Customer Brand Loyalty
Of the ultimately bought TVs, a simple count of those that were of the same brand as the originating TV was tallied and graphed as a boxplot to get a sense of the degree of customer loyalty. The 3 dominant brands exhibited relatively high customer loyalty. The interquartile range for both Sony and Samsung sit above the average of all brands, while LG sits on the average and all remaining brands fall short.
Sony, Samsung, and LG price a large portion of their TV models in the premium TV range. Accordingly, the data suggests premium TV customers favor a particular brand while budget TV customers are more willing to switch during browsing.
The data showed obvious signs of market segmentation into premium and budget TVs. Premium TV customers are not sensitive to price, often buying at a higher price than the TV originally viewed, although they tend to stick with the brand. Manufacturers of premium televisions should, therefore, focus on marketing to boost brand recognition and improve customer perception.
Budget TV customers exhibited price “stickiness” and review scores of mid-sized televisions negatively correlated with higher price. Consequently, budget TV sellers should focus on cutting costs and price competitively.
BestBuy’s online retail shop, although comprehensive, may not represent the market as a whole. Xiaomi’s televisions are not currently sold on BestBuy.com. BestBuy also sells their own Insignia brand of TVs, which could have benefited from preferential promotions on the website. The count of reviews for a product was used as a proxy to represent sales, which may be inaccurate and biased due to possible review filtering practices by the site.

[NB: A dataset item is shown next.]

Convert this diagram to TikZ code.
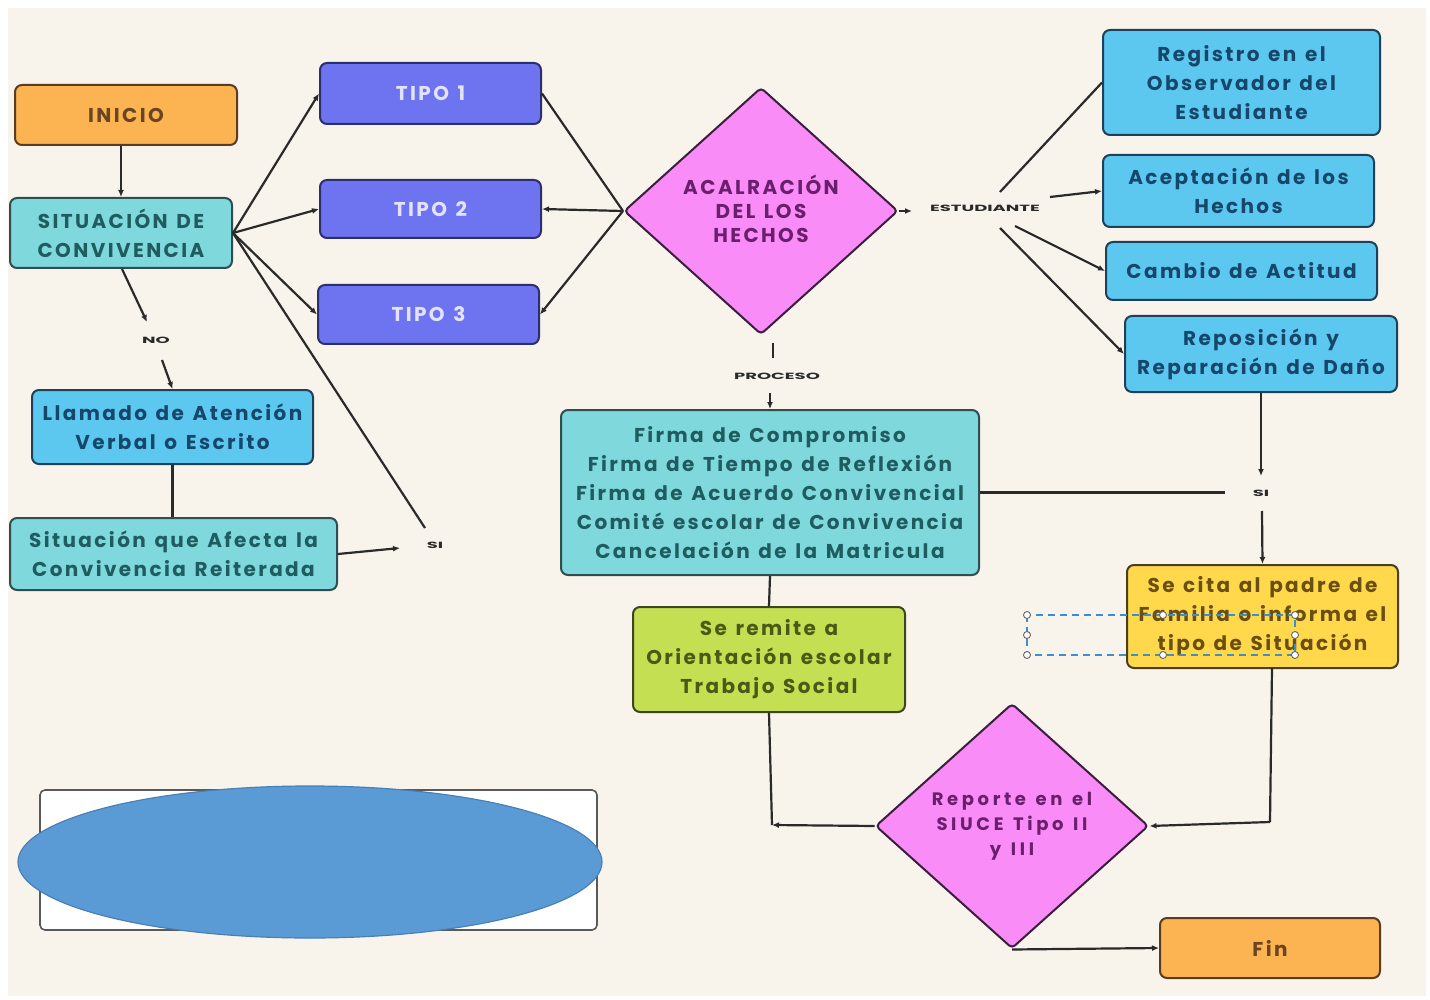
\documentclass[tikz,border=0pt]{standalone}
\usepackage{fontspec}
\setmainfont{Poppins}
\newfontfamily\widefam{Poppins}[LetterSpace=12, WordSpace=1.3]
\newfontfamily\widerfam{Poppins}[LetterSpace=20, WordSpace=1.3]
\usetikzlibrary{shapes.geometric,arrows.meta}
\definecolor{bg}{HTML}{F8F4EC}
\definecolor{edge}{HTML}{34383A}
\definecolor{linec}{HTML}{2A2A2A}
\definecolor{orangeF}{HTML}{FBB451}
\definecolor{orangeE}{HTML}{5A3C20}
\definecolor{orangeT}{HTML}{6B4422}
\definecolor{tealF}{HTML}{7FD8DC}
\definecolor{tealT}{HTML}{1F5C60}
\definecolor{tealE}{HTML}{2E4E52}
\definecolor{periF}{HTML}{6E74F0}
\definecolor{periT}{HTML}{E2E4FF}
\definecolor{periE}{HTML}{2C2F6E}
\definecolor{magF}{HTML}{F98CF6}
\definecolor{magT}{HTML}{6A1E6E}
\definecolor{magE}{HTML}{3A1E3E}
\definecolor{skyF}{HTML}{5CC8F0}
\definecolor{skyT}{HTML}{16466A}
\definecolor{skyE}{HTML}{1F4058}
\definecolor{yelF}{HTML}{FFD84C}
\definecolor{yelT}{HTML}{6A4E12}
\definecolor{yelE}{HTML}{4A3E20}
\definecolor{grnF}{HTML}{C4DF52}
\definecolor{grnT}{HTML}{4A5A16}
\definecolor{grnE}{HTML}{3C4620}
\definecolor{selB}{HTML}{3A8FD0}
\definecolor{ellF}{HTML}{5B9BD5}
\definecolor{ellE}{HTML}{4A7FB5}
\newcommand\boxfont{\widefam\fontsize{20}{29}\selectfont\bfseries}
\newcommand\dafont{\widefam\fontsize{20}{24}\selectfont\bfseries}
\newcommand\dfont{\widerfam\fontsize{18}{25}\selectfont\bfseries}
\newcommand\labtext[1]{\scalebox{2}[1]{\fontsize{9}{10}\selectfont\bfseries #1}}
\begin{document}
\begin{tikzpicture}[x=1pt,y=-1pt,
  box/.style={rectangle, rounded corners=7pt, line width=2pt, inner sep=0pt, align=center, font=\boxfont},
  obox/.style={box, draw=orangeE, fill=orangeF, text=orangeT},
  tbox/.style={box, draw=tealE, fill=tealF, text=tealT},
  pbox/.style={box, draw=periE, fill=periF, text=periT},
  sbox/.style={box, draw=skyE, fill=skyF, text=skyT},
  ybox/.style={box, draw=yelE, fill=yelF, text=yelT},
  gbox/.style={box, draw=grnE, fill=grnF, text=grnT},
  dmd/.style={diamond, rounded corners=4pt, draw=magE, fill=magF, text=magT, line width=2pt, inner sep=0pt, align=center},
  lab/.style={inner sep=1pt, text=linec},
  conn/.style={line width=2.2pt, draw=linec},
  arr/.style={conn, -{Latex[length=7pt,width=6pt]}},
  handle/.style={circle, draw=gray!80!black, fill=white, line width=0.9pt, minimum size=7pt, inner sep=0pt}
]
% background
\fill[white] (0,0) rectangle (1430,1000);
\fill[bg] (8,8) rectangle (1426,996);
\useasboundingbox (0,0) rectangle (1430,1000);

% nodes
\node[obox, minimum width=222pt, minimum height=60pt] (inicio) at (126,115) {INICIO};
\node[tbox, minimum width=222pt, minimum height=70pt] (sit) at (121,233) {SITUACIÓN DE\\CONVIVENCIA};
\node[pbox, minimum width=221pt, minimum height=61pt] (t1) at (430.5,93.5) {TIPO 1};
\node[pbox, minimum width=221pt, minimum height=58pt] (t2) at (430.5,209) {TIPO 2};
\node[pbox, minimum width=221pt, minimum height=59pt] (t3) at (428.5,314.5) {TIPO 3};
\node[dmd, minimum width=274pt, minimum height=247pt] (d1) at (761,211) {};
\node[text=magT, font=\dafont, align=center, inner sep=0pt] (d1t) at (761,209) {ACALRACIÓN\\DEL LOS\\HECHOS};
\node[sbox, minimum width=277pt, minimum height=105pt] (reg) at (1241.5,82.5) {Registro en el\\Observador del\\Estudiante};
\node[sbox, minimum width=271pt, minimum height=72pt] (acep) at (1238.5,191) {Aceptación de los\\Hechos};
\node[sbox, minimum width=271pt, minimum height=58pt] (camb) at (1241.5,271) {Cambio de Actitud};
\node[sbox, minimum width=272pt, minimum height=76pt] (repo) at (1261,354) {Reposición y\\Reparación de Daño};
\node[tbox, minimum width=418pt, minimum height=165pt] (firma) at (770,492.5) {Firma de Compromiso\\Firma de Tiempo de Reflexión\\Firma de Acuerdo Convivencial\\Comité escolar de Convivencia\\Cancelación de la Matricula};
\node[ybox, minimum width=271pt, minimum height=103pt] (yel) at (1262.5,616.5) {Se cita al padre de\\Familia o informa el\\tipo de Situación};
\node[gbox, minimum width=272pt, minimum height=105pt] (grn) at (769,659.5) {Se remite a\\Orientación escolar\\Trabajo Social};
\node[dmd, minimum width=273pt, minimum height=245pt] (d2) at (1012,826) {};
\node[text=magT, font=\dfont, align=center, inner sep=0pt] (d2t) at (1012,826) {Reporte en el\\SIUCE Tipo II\\y III};
\node[obox, minimum width=220pt, minimum height=60pt] (fin) at (1270,948) {Fin};
\node[sbox, minimum width=281pt, minimum height=74pt] (llam) at (172.5,427) {Llamado de Atención\\Verbal o Escrito};
\node[tbox, minimum width=327pt, minimum height=72pt] (afe) at (173.5,554) {Situación que Afecta la\\Convivencia Reiterada};

% labels
\node[lab] (no) at (156,340) {\labtext{NO}};
\node[lab] (si1) at (435,545) {\labtext{SI}};
\node[lab] (est) at (985,208) {\labtext{ESTUDIANTE}};
\node[lab] (proc) at (777,376) {\labtext{PROCESO}};
\node[lab] (si2) at (1261,493) {\labtext{SI}};

% coordinates
\coordinate (noA) at (147,322);
\coordinate (noB) at (162,360);
\coordinate (si1A) at (425,528);
\coordinate (si1B) at (400,548);
\coordinate (estA) at (912,211);
\coordinate (e1) at (1000,192);
\coordinate (e2) at (1050,197);
\coordinate (e3) at (1015,226);
\coordinate (e4) at (1000,228);
\coordinate (pA) at (773,343);
\coordinate (pB) at (773,358);
\coordinate (pC) at (770,393);
\coordinate (s2L) at (1225,492.5);
\coordinate (s2T) at (1261,476);
\coordinate (s2B) at (1262,511);
\coordinate (j1) at (772,825);
\coordinate (yB) at (1272,668);
\coordinate (j2) at (1270,822);

% connectors
\draw[arr] (sit.north |- inicio.south) -- (sit.north);
\draw[arr] (sit.east) -- (t1.west);
\draw[arr] (sit.east) -- (t2.west);
\draw[arr] (sit.east) -- (t3.west);
\draw[conn] (sit.east) -- (si1A);
\draw[arr] ([xshift=1pt]sit.south) -- (noA);
\draw[arr] (noB) -- (llam.north);
\draw[conn] (llam.south) -- (afe.north -| llam.south);
\draw[arr] (afe.east) -- (si1B);
\draw[conn] (t1.east) -- (d1.west);
\draw[arr] (d1.west) -- (t2.east);
\draw[arr] (d1.west) -- (t3.east);
\draw[arr] (d1.east) -- (estA);
\draw[conn] (e1) -- (reg.west);
\draw[arr] (e2) -- (acep.west);
\draw[arr] (e3) -- (camb.west);
\draw[arr] (e4) -- (repo.west);
\draw[conn] (pA) -- (pB);
\draw[arr] (pC) -- (firma.north);
\draw[conn] (firma.east) -- (s2L);
\draw[arr] (repo.south) -- (s2T);
\draw[arr] (s2B) -- (yel.north);
\draw[conn] (firma.south) -- (grn.north);
\draw[conn] (grn.south) -- (j1);
\draw[arr] (d2.west) -- (j1);
\draw[conn] (yB) -- (j2);
\draw[arr] (j2) -- (d2.east);
\draw[arr] (d2.south) -- (fin.west);

% selection frame
\draw[selB, line width=1.6pt, dash pattern=on 7pt off 5pt] (1027,615) rectangle (1295,655);
\foreach \hx/\hy [count=\i] in {1027/615,1027/635,1027/655,1163/615,1163/655,1295/615,1295/635,1295/655}
  \node[handle] (h\i) at (\hx,\hy) {};

% bottom-left shapes
\node[rectangle, rounded corners=5pt, draw=gray!70!black, fill=white, line width=1.6pt, minimum width=557pt, minimum height=140pt, inner sep=0pt] (wrect) at (318.5,860) {};
\node[ellipse, draw=ellE, fill=ellF, line width=1.2pt, minimum width=584pt, minimum height=152pt, inner sep=0pt] (ell) at (310,862) {};
\end{tikzpicture}
\end{document}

As next steps to the analysis, pricing and customer purchasing data can be cross referenced with that of Amazon, Walmart, or B&H, etc., to increase the robustness of the study and decrease bias for BestBuy’s own “Insignia” TV brand. And although customer review scores did not exhibit much correlation to most attributes in this analysis, it doesn’t mean they don’t represent customer satisfaction. NLP sentiment analysis can be performed on the actual text data of the reviews.